Comunidade cigana do Ceará se movimenta para desfilar no Carnaval de SP

A Escola de Samba Pérola Negra será a primeira a entrar na avenida na capital paulista, dia 22 de fevereiro, com um tributo aos povos ciganos do Brasil

Escrito por Felipe Gurgel , felipe.gurgel@svm.com.br
Legenda: A escola de samba paulistana prepara uma ala para receber ciganos de todo o Brasil
Foto: Fotos: Luciana Avoletto

No senso comum, o movimento nômade é associado aos costumes do povo cigano. O hábito de viver sem território fixo gerou uma série de impressões míticas sobre os ciganos, criadas, geralmente, por quem não traz essa referência em sua ancestralidade. No entanto, é a fim de se reconhecer e divulgar os traços de sua identidade que, agora, a comunidade cigana procura se organizar para participar do desfile "Bartali Tcherain - A estrela cigana brilha na Pérola Negra".

Preparado pela Escola de Samba Pérola Negra, da Vila Madalena (SP), o tributo será o primeiro desfile da programação do Grupo Especial do Carnaval de São Paulo, no dia 22 de fevereiro. No Ceará, o Instituto Cigano do Brasil, presidido por Rogério Ribeiro, da etnia calon, movimenta-se para viabilizar a participação da comunidade local e nacional no evento.

Dentre cerca de 20 mil ciganos do Estado, a ideia é levar em torno de 40 a 50 deles para o desfile no Anhembi (SP). O Instituto procura apoio junto à Secretaria da Cultura do Ceará, às prefeituras de Fortaleza e Sobral (CE), dentre outras instituições públicas, a fim de possibilitar a logística.

"Neste mês, a gente vai intensificar uma campanha nas nossas redes sociais, para qualquer pessoa que possa doar nesse sentido. Também temos mobilizado ciganos da Bahia, Alagoas, Paraíba, Rio Grande do Norte. Além do Nordeste, há articulação em São Paulo mesmo, Mato Grosso, Paraná e Rio Grande do Sul", situa Rogério Ribeiro.

A mobilização visa ocupar a última ala do desfile da Pérola Negra. A escola da Vila Madalena sairá na avenida com cinco alegorias, distribuídas em 25 alas, como é de praxe no regulamento.

Legenda: O desfile marca o retorno da Pérola Negra ao Grupo Especial do Carnaval de SP

"No fim, vamos mostrar a chegada do povo cigano em território brasileiro, com suas peças e alegrias, e uma romaria de agradecimento a Santa Sara Kali (padroeira da comunidade cigana). Logo atrás desse carro, vamos trazer a grande comunidade, todos eles com a bandeira e suas roupas", detalha o carnavalesco Anselmo Brito.

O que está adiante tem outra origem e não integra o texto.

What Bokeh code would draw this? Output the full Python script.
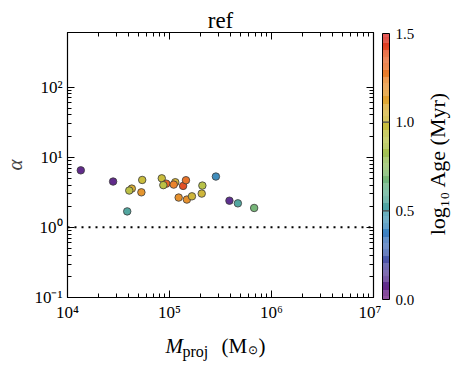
import math
from bokeh.plotting import figure
from bokeh.layouts import row, column
from bokeh.models import (Range1d, FixedTicker, CustomJSTickFormatter, LogAxis, Span,
                          ColumnDataSource)
from bokeh.transform import linear_cmap
from bokeh.core.properties import value
from bokeh.embed import file_html
from bokeh.resources import INLINE

# ---- data ----
mass = [1.35e4, 2.8e4, 3.85e4, 4.27e4, 4.03e4, 5.4e4, 5.3e4, 8.4e4, 9.3e4, 8.7e4,
        1.14e5, 1.10e5, 1.36e5, 1.45e5, 1.23e5, 1.48e5, 1.66e5, 2.07e5, 2.10e5,
        2.85e5, 3.87e5, 4.68e5, 6.76e5]
alpha = [6.5, 4.5, 1.69, 3.57, 3.35, 4.74, 3.16, 5.0, 4.2, 4.0,
         4.4, 4.07, 3.9, 4.7, 2.66, 2.49, 2.77, 3.03, 3.94,
         5.3, 2.4, 2.2, 1.89]
log_age = [0.08, 0.08, 0.55, 1.08, 0.92, 1.0, 1.18, 1.0, 1.35, 0.93,
           1.05, 1.25, 1.4, 1.3, 1.2, 1.2, 1.03, 1.03, 0.9,
           0.42, 0.1, 0.55, 0.68]

x_major = [1e4, 1e5, 1e6, 1e7]
y_major = [0.1, 1.0, 10.0, 100.0]
cbar_ticks = [0.0, 0.5, 1.0, 1.5]
cbar_tick_labels = ["0.0", "0.5", "1.0", "1.5"]
age_low, age_high = 0.0, 1.5
ref_level = 1.0
title_text = "ref"
cbar_label = "log\u2081\u2080 Age (Myr)"

# ---- colour map (purple -> blue -> teal -> green -> yellow -> orange -> red) ----
anchors = [(0.00, "#6e1a7e"), (0.12, "#5a3592"), (0.25, "#4760b0"), (0.38, "#3d84c4"),
           (0.50, "#48a0aa"), (0.62, "#62b08e"), (0.75, "#8dbd62"), (0.88, "#b3c34a"),
           (1.00, "#c9bc3c"), (1.12, "#dfa532"), (1.25, "#ea842c"), (1.38, "#e55a26"),
           (1.50, "#d9201e")]

def hex2rgb(h):
    return tuple(int(h[i:i + 2], 16) for i in (1, 3, 5))

palette = []
N = 256
for i in range(N):
    v = age_low + (age_high - age_low) * i / (N - 1)
    for j in range(len(anchors) - 1):
        a0, c0 = anchors[j]
        a1, c1 = anchors[j + 1]
        if a0 <= v <= a1 + 1e-9:
            t = (v - a0) / (a1 - a0)
            r0, g0, b0 = hex2rgb(c0)
            r1, g1, b1 = hex2rgb(c1)
            palette.append("#%02x%02x%02x" % (round(r0 + (r1 - r0) * t),
                                               round(g0 + (g1 - g0) * t),
                                               round(b0 + (b1 - b0) * t)))
            break

FONT = "Liberation Serif"
LEFT, FW, RIGHT, TOP, FH, BOTTOM = 65, 306, 8, 32, 265, 36

# ================= main plot =================
p = figure(frame_width=FW, frame_height=FH, x_axis_type="log", y_axis_type="log",
           x_range=Range1d(1e4, 1e7), y_range=Range1d(0.1, 600),
           output_backend="svg", toolbar_location=None,
           min_border_left=LEFT, min_border_right=RIGHT, min_border_top=TOP,
           min_border_bottom=BOTTOM)
p.grid.visible = False
p.outline_line_color = "black"
p.outline_line_width = 1.2
p.background_fill_color = "white"
p.border_fill_color = "white"
p.title.text = title_text
p.title.align = "center"
p.title.text_font = FONT
p.title.text_font_size = "23px"
p.title.text_font_style = "normal"
p.title.text_color = "black"
p.title.standoff = 0

def minors(majors):
    out = []
    for m in majors[:-1]:
        for k in range(2, 10):
            out.append(m * k)
    return out

sup_code = """
const sup = {'-':'\u207b','0':'\u2070','1':'\u00b9','2':'\u00b2','3':'\u00b3','4':'\u2074',
             '5':'\u2075','6':'\u2076','7':'\u2077','8':'\u2078','9':'\u2079'};
const e = Math.round(Math.log10(tick)).toString();
return '10' + e.split('').map(c => sup[c]).join('');
"""

def style_axis(ax, majors, show_labels=True):
    ax.ticker = FixedTicker(ticks=majors, minor_ticks=minors(majors))
    ax.major_tick_in = 7
    ax.major_tick_out = 0
    ax.minor_tick_in = 4
    ax.minor_tick_out = 0
    ax.axis_line_color = "black"
    ax.major_tick_line_color = "black"
    ax.minor_tick_line_color = "black"
    if show_labels:
        ax.formatter = CustomJSTickFormatter(code=sup_code)
        ax.major_label_text_font = FONT
        ax.major_label_text_font_size = "17px"
        ax.major_label_text_color = "black"
        ax.major_label_standoff = 5
    else:
        ax.major_label_text_font_size = "1px"
        ax.major_label_text_alpha = 0
        ax.major_label_standoff = 0

style_axis(p.xaxis[0], x_major)
style_axis(p.yaxis[0], y_major)
p.yaxis[0].axis_label = "\u03b1"
p.yaxis[0].axis_label_text_font = FONT
p.yaxis[0].axis_label_text_font_style = "italic"
p.yaxis[0].axis_label_text_font_size = "21px"
p.yaxis[0].axis_label_standoff = 4

top_ax = LogAxis()
style_axis(top_ax, x_major, show_labels=False)
p.add_layout(top_ax, "above")
right_ax = LogAxis()
style_axis(right_ax, y_major, show_labels=False)
p.add_layout(right_ax, "right")

p.add_layout(Span(location=ref_level, dimension="width", line_color="black",
                  line_width=2, line_dash="2 5"))

src = ColumnDataSource(dict(mass=mass, alpha=alpha, age=log_age))
p.scatter("mass", "alpha", source=src, size=7.5, line_color="#3a3a3a", line_width=0.8,
          fill_color=linear_cmap("age", palette, age_low, age_high))

# ================= x-axis label strip (frame aligned under the main frame) =================
XL_H = 365 - (TOP + FH + BOTTOM)
xl = figure(frame_width=FW, frame_height=XL_H, x_range=Range1d(0, FW), y_range=Range1d(0, XL_H),
            output_backend="svg", toolbar_location=None, min_border=0,
            x_axis_location=None, y_axis_location=None)
xl.grid.visible = False
xl.outline_line_color = None
# (text, left px, baseline px from strip bottom, size, style)
parts = [("M", 98, 20, "21px", "italic"), ("proj", 115, 14, "16px", "normal"),
         ("(M", 154, 20, "21px", "normal"), ("\u2299", 180, 16, "12px", "normal"),
         (")", 191, 20, "21px", "normal")]
for txt, px, py, fs, st in parts:
    xl.text(x=[px], y=[py], text=[txt], text_font=value(FONT), text_font_size=fs,
            text_font_style=st, text_align="left", text_baseline="alphabetic", text_color="black")

# ================= colour bar =================
CB_W, CB_H = 458 - (LEFT + FW + RIGHT), 365
px_per_unit = 266 / (age_high - age_low)     # bar is 266 px tall
cb_top = age_high + 33 / px_per_unit
cb_bot = age_low - (CB_H - 299) / px_per_unit
c = figure(frame_width=CB_W, frame_height=CB_H, x_range=Range1d(0, CB_W),
           y_range=Range1d(cb_bot, cb_top), output_backend="svg", toolbar_location=None,
           min_border=0, x_axis_location=None, y_axis_location=None)
c.grid.visible = False
c.outline_line_color = None
step = (age_high - age_low) / N
c.quad(left=1, right=8, bottom=[age_low + i * step for i in range(N)],
       top=[age_low + (i + 1) * step for i in range(N)], fill_color=palette, line_color=None)
c.quad(left=[1], right=[8], bottom=[age_low], top=[age_high], fill_color=None,
       line_color="black", line_width=1)
inner = [t for t in cbar_ticks if age_low < t < age_high]
c.segment(x0=1, x1=8, y0=inner, y1=inner, line_color="#444444", line_width=1.2)
c.text(x=14, y=cbar_ticks, text=cbar_tick_labels, text_font=value(FONT), text_font_size="15px",
       text_align="left", text_baseline="middle", text_color="black")
c.text(x=[56], y=[(299 - 163) / px_per_unit], text=[cbar_label], text_font=value(FONT),
       text_font_size="22px", text_align="center", text_baseline="middle", angle=math.pi / 2,
       text_color="black")

layout = row(column(p, xl), c)
open("out.html", "w").write(file_html(layout, INLINE))
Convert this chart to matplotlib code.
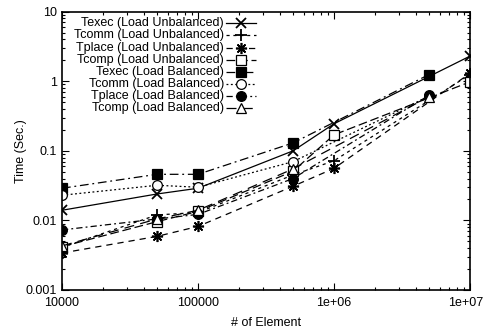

Rogério acrescenta que os ciganos da etnia calon vão compor essa ala junto aos "roms". Todos estarão vestidos a caráter, sem fantasias. Ele enfatiza, ainda, que todo o enredo será voltado ao povo cigano, e destaca suas manifestações culturais, a exemplo do artesanato, da dança, da música e da quiromancia (leitura de mãos).

A escolha do tema, vencedor dentre oito possibilidades da escola de samba paulistana, teve origem em uma promessa feita por Anselmo Brito, à Santa Sara Kali. O carnavalesco trabalhava pela Escola Camisa Verde e Branco, e passava por um momento difícil, quando conheceu uma cigana chamada Fátima.

"Pedi uma luz, e ela disse que aquele momento não era pra minha estrela brilhar. Que só brilharia quatro anos depois, e que assim eu fizesse uma homenagem à comunidade cigana. Daí fomos campeões com a Verde e Branco, no meu quarto Carnaval com eles. E ali me recordei da promessa que fiz", conta Anselmo.

Desconstrução

O cearense Rogério Ribeiro atualiza que a luta da comunidade cigana para desconstruir estereótipos ainda é grande. Oportunidades como o tributo da Pérola Negra amenizam uma situação de exclusão "comum" aos ciganos: normalmente, eles estão fora do contexto das políticas públicas da cultura no Brasil.

"Nós cobramos editais específicos para a nossa cultura. Acho que os governos pecam muito em não efetivar as conquistas registradas nas conferências públicas (estaduais e municipais). Aqui, no Ceará, temos um diálogo com o Governo do Estado. Mas os editais ainda são abertos, generalizados. E precisamos de ajuda na elaboração de projetos. Um alto percentual (70%) do povo calon ainda é analfabeto".

"Não queremos que as pessoas nos vejam só como uma questão folclórica, com aquela imagem das ciganas batendo saia. Queremos inserir nosso povo nas políticas afirmativas", acrescenta Rogério.